Counting the cost of inaction

Photo: Kelly Drake
Photo: ODT files.
Do you feel that chill in the air? It is the chill of another winter of ever-increasing electricity bills.

A fire can take the edge off but in the South’s clean air zones, heaters and heatpumps carry the load as the mercury falls.

The heatpumps’ work is most evident in Cromwell and Alexandra, where smoke hangs less thick in the night air.

Their collective, low drone throbs in the housing areas. It is a little noisy, but a small price to pay for clean air.

It may be a small price to pay, but it is not underpinned by a fixed, standard cost. Electricity costs only ever seem to rise.

Retailers regularly reassess their charges and, remarkably, seldom decide they are charging consumers too much for what they use.

They have obligations to their shareholders and their own costs to meet. And they must also collect payments for others.

Lines charges are levied on behalf of local lines companies, which use the cash to maintain and grow their network while producing a dividend.

The dividend is paid to the lines company owners, sometimes a trust but most often a council-controlled company. In the South, Aurora Energy pays its dividend to the Dunedin City Council.

There is a long and storied history as to how the Dunedin council came to have an interest in the electricity network that also serves Central Otago and the Queenstown Lakes. There is also a long and storied history as to how the dividends continued to flow even as Aurora failed to maintain the asset consumers paid for.

The Central Otago and Queenstown mayors reckoned the city received $117 million from Aurora, via holdings company Dunedin City Holdings, while Aurora failed its network. When Aurora — under new and vital management — prepared its case to ask the Commerce Commission to let it increase its charges to improve its network, the mayors called for the city to repay some of the dividend.

Their calls came to nothing. Indeed, Dunedin City Holdings chairman Keith Cooper last week said there had been ‘‘much ill-informed commentary’’ about the dividends. Even if they had not been paid to the city, Aurora would still be asking the commission for a price path to improve the network.

Simply, it appears customers were not charged what they needed to be charged to ensure the network was kept up to scratch. The company had failed to ensure it had the funding it needed to do the job it patently did not do.

Whatever the case, there is a sizeable cost to inaction and the mayor’s focus on the dividend added to our understanding of the overall cost of Aurora’s vital reinvestment.

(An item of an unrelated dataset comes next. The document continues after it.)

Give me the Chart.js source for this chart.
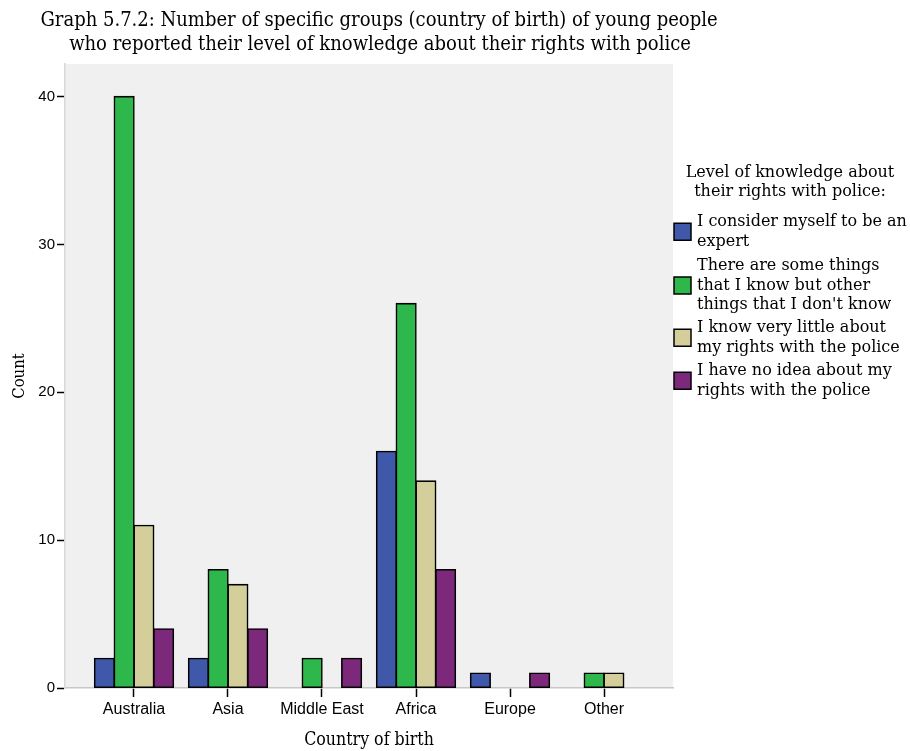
<!DOCTYPE html>
<html>
<head>
<meta charset="utf-8">
<script src="https://cdn.jsdelivr.net/npm/chart.js@4/dist/chart.umd.min.js"></script>
<style>
  html, body { margin: 0; padding: 0; background: #fff; }
  #wrap { width: 910px; height: 751px; }
</style>
</head>
<body>
<div id="wrap"><canvas id="chart" width="910" height="751"></canvas></div>
<script>
const categories = ["Australia", "Asia", "Middle East", "Africa", "Europe", "Other"];

const expert = [2, 2, 0, 16, 1, 0];
const someThings = [40, 8, 2, 26, 0, 1];
const veryLittle = [11, 7, 0, 14, 0, 1];
const noIdea = [4, 4, 2, 8, 1, 0];

const yTicks = [0, 10, 20, 30, 40];

const titleLines = [
  "Graph 5.7.2: Number of specific groups (country of birth) of young people",
  "who reported their level of knowledge about their rights with police",
];
const legendTitle = ["Level of knowledge about", "their rights with police:"];
const seriesLabels = [
  ["I consider myself to be an", "expert"],
  ["There are some things", "that I know but other", "things that I don't know"],
  ["I know very little about", "my rights with the police"],
  ["I have no idea about my", "rights with the police"],
];
const seriesColors = ["#3f58aa", "#2eb84b", "#d4cf9a", "#7c297c"];

const SERIF_C = "'DejaVu Serif Condensed', 'DejaVu Serif', serif";
const SERIF = "'DejaVu Serif', serif";
const SANS = "'Liberation Sans', Arial, sans-serif";

// grey plot background + title + legend drawn by hand
const decor = {
  id: "decor",
  beforeDraw(chart) {
    const { ctx, chartArea: a } = chart;
    ctx.save();
    ctx.fillStyle = "#f0f0f0";
    ctx.fillRect(a.left, a.top, a.right - a.left, a.bottom - a.top);
    ctx.restore();
  },
  afterDraw(chart) {
    const { ctx } = chart;
    ctx.save();
    ctx.fillStyle = "#000";
    ctx.textAlign = "center";
    ctx.textBaseline = "alphabetic";
    ctx.font = "20px " + SERIF_C;
    ctx.fillText(titleLines[0], 379, 26);
    ctx.fillText(titleLines[1], 380, 50);

    ctx.font = "16px " + SERIF;
    ctx.fillText(legendTitle[0], 790, 177);
    ctx.fillText(legendTitle[1], 790, 196);

    const lh = 19.5;
    const starts = [222, 266, 328, 371];
    ctx.textAlign = "left";
    ctx.textBaseline = "middle";
    seriesLabels.forEach((lines, i) => {
      lines.forEach((t, j) => ctx.fillText(t, 697, starts[i] + j * lh));
      const mid = starts[i] + (lines.length - 1) * lh / 2;
      ctx.fillStyle = seriesColors[i];
      ctx.fillRect(674, mid - 8.5, 17, 17);
      ctx.strokeStyle = "#000";
      ctx.lineWidth = 1.5;
      ctx.strokeRect(674, mid - 8.5, 17, 17);
      ctx.fillStyle = "#000";
    });
    ctx.restore();
  },
};

const seriesData = [expert, someThings, veryLittle, noIdea];

new Chart(document.getElementById("chart"), {
  type: "bar",
  data: {
    labels: categories.map((_, i) => i),
    datasets: seriesData.map((values, i) => ({
      label: seriesLabels[i].join(" "),
      data: values,
      backgroundColor: seriesColors[i],
      borderColor: "#000",
      borderWidth: 1.6,
      borderSkipped: false,
      inflateAmount: 0.7,
      categoryPercentage: 0.84,
      barPercentage: 1.0,
    })),
  },
  plugins: [decor],
  options: {
    responsive: false,
    animation: false,
    layout: {
      padding: { top: 64, right: 237, bottom: 0, left: 0 },
    },
    plugins: {
      legend: { display: false },
      title: { display: false },
      tooltip: { enabled: false },
    },
    scales: {
      x: {
        type: "linear",
        offset: false,
        min: -0.734,
        max: 5.734,
        afterBuildTicks: (scale) => {
          scale.ticks = categories.map((_, i) => ({ value: i }));
        },
        afterFit: (scale) => {
          scale.height = 63;
        },
        grid: {
          offset: false,
          drawOnChartArea: false,
          drawTicks: true,
          tickLength: 9,
          tickColor: "#000",
          tickWidth: 1.5,
        },
        border: { display: true, color: "#c8c8c8", width: 1.5 },
        ticks: {
          autoSkip: false,
          maxRotation: 0,
          padding: 3,
          color: "#000",
          font: { family: SANS, size: 16 },
          callback: (v) => categories[v],
        },
        title: {
          display: true,
          text: "Country of birth",
          color: "#000",
          font: { family: SERIF_C, size: 17.6 },
          padding: { top: 0, bottom: 0 },
        },
      },
      y: {
        min: 0,
        max: 42.2,
        afterBuildTicks: (scale) => {
          scale.ticks = yTicks.map((v) => ({ value: v }));
        },
        afterFit: (scale) => {
          scale.width = 65;
        },
        grid: {
          drawOnChartArea: false,
          drawTicks: true,
          tickLength: 8,
          tickColor: "#000",
          tickWidth: 1.5,
        },
        border: { display: true, color: "#d8d8d8", width: 1.5 },
        ticks: {
          padding: 2,
          color: "#000",
          font: { family: SANS, size: 15 },
        },
        title: {
          display: true,
          text: "Count",
          color: "#000",
          font: { family: SERIF_C, size: 16.5 },
          padding: { top: 10, bottom: 0 },
        },
      },
    },
  },
});
</script>
</body>
</html>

The company started the year proposing to invest about $400 million in its network. On Friday, it confirmed its pared-down, $383 million spend would not have any "frills".

Under the new proposal, households in Dunedin would face an average increase of $288 over three years from next year until 2024. Central Otago and Wanaka households will pay more — on average, $360 over the three years — while the average price in Queenstown would climb by $240. This is the catch-up cost on top of everything else consumers paid previously, presumably to keep Aurora’s network up to standard. It ought to have been spent years ago.

Central Otago Mayor Tim Cadogan says residents now have to convince the Commerce Commission that they need lower prices. This is a tall order: anyone can make a submission, but the process is quite removed from the workaday concerns of most people.

Councils, social sector and business groups might be better placed to let the commission know how the charges affect them and their communities, and it is hoped they continue what they started when they commented on Aurora’s original price path proposal.

There is no doubt Aurora needs to spend to make its infrastructure safer, and that the money will have to come from customers. But it is important, even at this late stage in the process, that those most affected ensure the record reflects true cost of years of inaction.


 

Comments

What was that phrase once used to describe the stadium? Oh that's right, "The stadium was produced on time, on budget and fit for purpose and the results have exceeded the expectations of most Dunedin citizens and of the wider New Zealand community." But we citizens are still paying for it. And now so are citizens in Central.

What happened to the lines charges we paid to maintain the lines?, at a guess I would say it went into "managers" pockets, the only managing they could do it seems was managing to shovel ever more money into their pockets.